Credits & Attributions#
AI-assisted development#
Most of GATAC code was written with AI assistance, used responsibly under strict validation against the expected behavior of the original CPU-based tools being translated. The bulk of the core feature porting/translations and GPU optimization work was carried out with Claude Opus 4.6 and GPT-5.4, while Claude Sonnet 4.6 was used for secondary development tasks.
All AI-assisted implementations were tightly constrained to match reference outputs from SnapATAC2, ArchR, chromVAR, MACS3, and AMULET. Results were also thoroughly tested for reproducibility on the Reproducibility page and in the associated test suite.
Algorithms#
AMULET#
GATAC’s doublet/multiplet detection (gatac.pp.detect_doublets) is a direct
port of the AMULET algorithm of
Thibodeau A. et al., Genome Biology, 2021.
The overlap-detection sweep-line, the per-cell Poisson scoring, the row-sum
Poisson repeat-inference, and the BH-FDR correction are translated
line-for-line from the upstream Python source (FragmentFileOverlapCounter.py
and AMULET.py).
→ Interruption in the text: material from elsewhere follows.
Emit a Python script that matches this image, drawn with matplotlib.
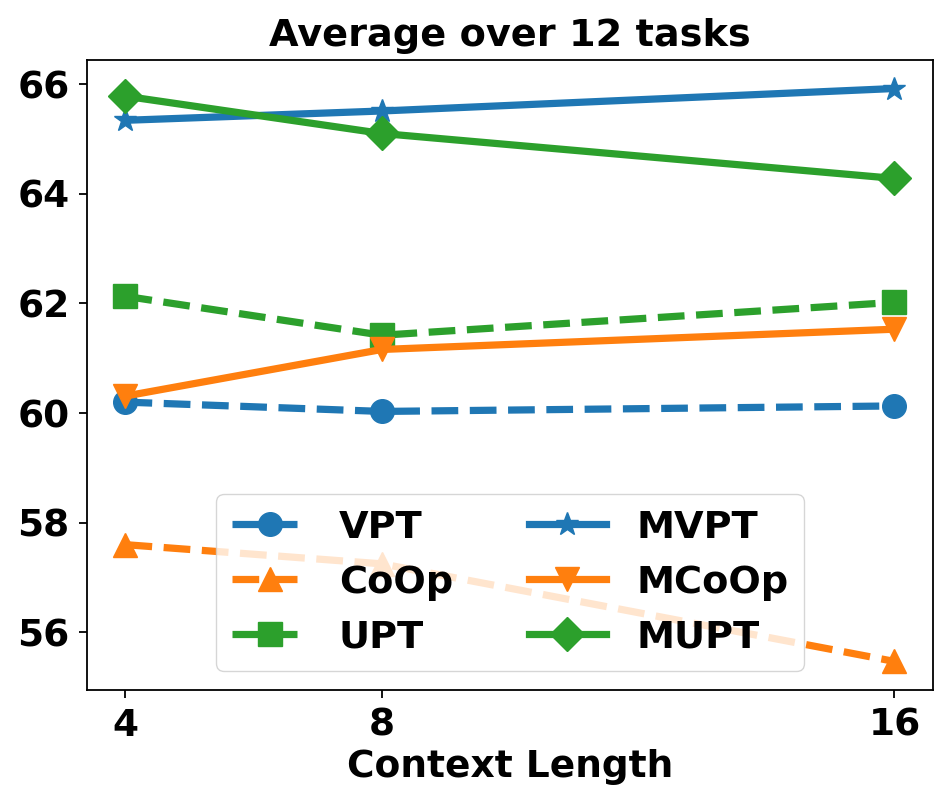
import matplotlib
matplotlib.use('Agg')
import matplotlib.pyplot as plt

# context lengths and average accuracy over 12 tasks
ctx_len = [4, 8, 16]
vpt = [60.20, 60.03, 60.13]
coop = [57.60, 57.25, 55.47]
upt = [62.13, 61.42, 62.02]
mvpt = [65.34, 65.51, 65.92]
mcoop = [60.31, 61.16, 61.53]
mupt = [65.78, 65.10, 64.28]

plt.rcParams['font.weight'] = 'bold'
plt.rcParams['font.size'] = 27

fig = plt.figure(figsize=(9.51, 8.09), dpi=100)
ax = fig.add_axes([0.0915, 0.147, 0.981 - 0.0915, 0.926 - 0.147])

lw, ms = 5.2, 17
ax.plot(ctx_len, vpt, '--o', color='tab:blue', lw=lw, ms=ms, label='VPT')
ax.plot(ctx_len, coop, '--^', color='tab:orange', lw=lw, ms=ms, label='CoOp')
ax.plot(ctx_len, upt, '--s', color='tab:green', lw=lw, ms=ms, label='UPT')
ax.plot(ctx_len, mvpt, '-*', color='tab:blue', lw=lw, ms=ms, label='MVPT')
ax.plot(ctx_len, mcoop, '-v', color='tab:orange', lw=lw, ms=ms, label='MCoOp')
ax.plot(ctx_len, mupt, '-D', color='tab:green', lw=lw, ms=ms, label='MUPT')

ax.set_xticks(ctx_len)
ax.set_xticklabels([str(c) for c in ctx_len])
ax.set_yticks([56, 58, 60, 62, 64, 66])
ax.tick_params(labelsize=27, length=5.8, width=1.3, pad=6.8)
ax.set_title('Average over 12 tasks', fontsize=27.5, fontweight='bold', pad=10)
ax.set_xlabel('Context Length', fontsize=27, fontweight='bold', labelpad=4)
for sp in ax.spines.values():
    sp.set_linewidth(1.3)
ax.legend(loc='lower center', ncol=2, numpoints=1, fontsize=27.5)

fig.savefig('out.png', dpi=100)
The data flow has been rewritten to operate on GATAC’s
parquet fragment files via DuckDB and to parallelize per-chromosome with a
worker pool; the optional repeat-filter pass is applied at the raw-read level
rather than the overlap level. The original AMULET v1.1 release is run as an
external subprocess during the
reproducibility tests, where it agrees with GATAC exactly
(Jaccard 1.000, q-value Pearson r 1.000 on 13,735 cells × 22 autosomes).
The original AMULET tool is distributed under the GNU GPL v3.0. No AMULET source code is bundled with or linked into GATAC.
Third-party code#
scPrinter#
GATAC’s chromvar implementation originated from the
scPrinter repository and
underwent additional work for GPU memory optimization and closer agreement
with the original chromVAR R results.
gmacs#
Portions of GATAC’s GPU-accelerated peak-calling code are derived from gmacs — a GPU-accelerated implementation of the MACS3 algorithm developed by Harihara Subrahmaniam Muralidharan at LatchBio.
The relevant code has been extensively modified for integration into the GATAC pipeline. Key updates include adaptation to the GATAC Parquet/cuDF data model, enhanced memory management through streaming, and a refactored API designed to align with the scverse ecosystem.
gmacs is dual-licensed under CC0 1.0 Universal and the MIT License.